Die beiden Sängerinnen Maartje und Eleen haben markante Stimmen und sorgen für einen hohen Erkennungswert. Ein weiterer Pluspunkt sind die teilweise ungewöhnlichen Songstrukturen, die ihre Stücke so spannend machen. Ein eingängiges sanftes Stück wie etwa in „In Their Eyes“ darf aber auch nicht fehlen. Die Instrumentierung und Soli in den Stücken perfektioniert dann das Ganze. So wirkt „Gone And Forgotten“ beispielsweise durch die Keyboardsounds recht symphonisch. „Zeros And Ones“ ragt durch einen etwas schrägen Ansatz etwas aus den anderen Songs heraus während „Faith Is“ dann aber mit einer Ohrwurmmelodie aufwartet. Kaum ein Stück gleicht dem Anderen, lediglich die Gesangsstimmen zeugen davon, dass hier eine Band am Start ist.

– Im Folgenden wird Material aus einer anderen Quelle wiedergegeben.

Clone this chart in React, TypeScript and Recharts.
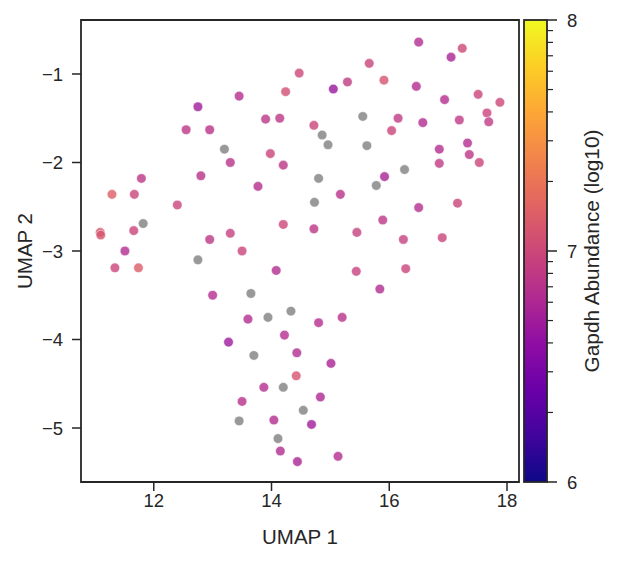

„Latitude“ ist ein sehr schönes, abwechslungsreiches Artrockalbum mit Hardrockeinschlag geworden, bei dem Lesoir immer auf die Melodie achten, die aufgrund ihrer ungewöhnlichen Struktur den Reiz dieser Musik ausmacht. Man kann die Experimentierfreude der Niederländer förmlich in jedem Song spüren. Das sorgt aber auch dafür, dass man sich Zeit für das Album nehmen muss.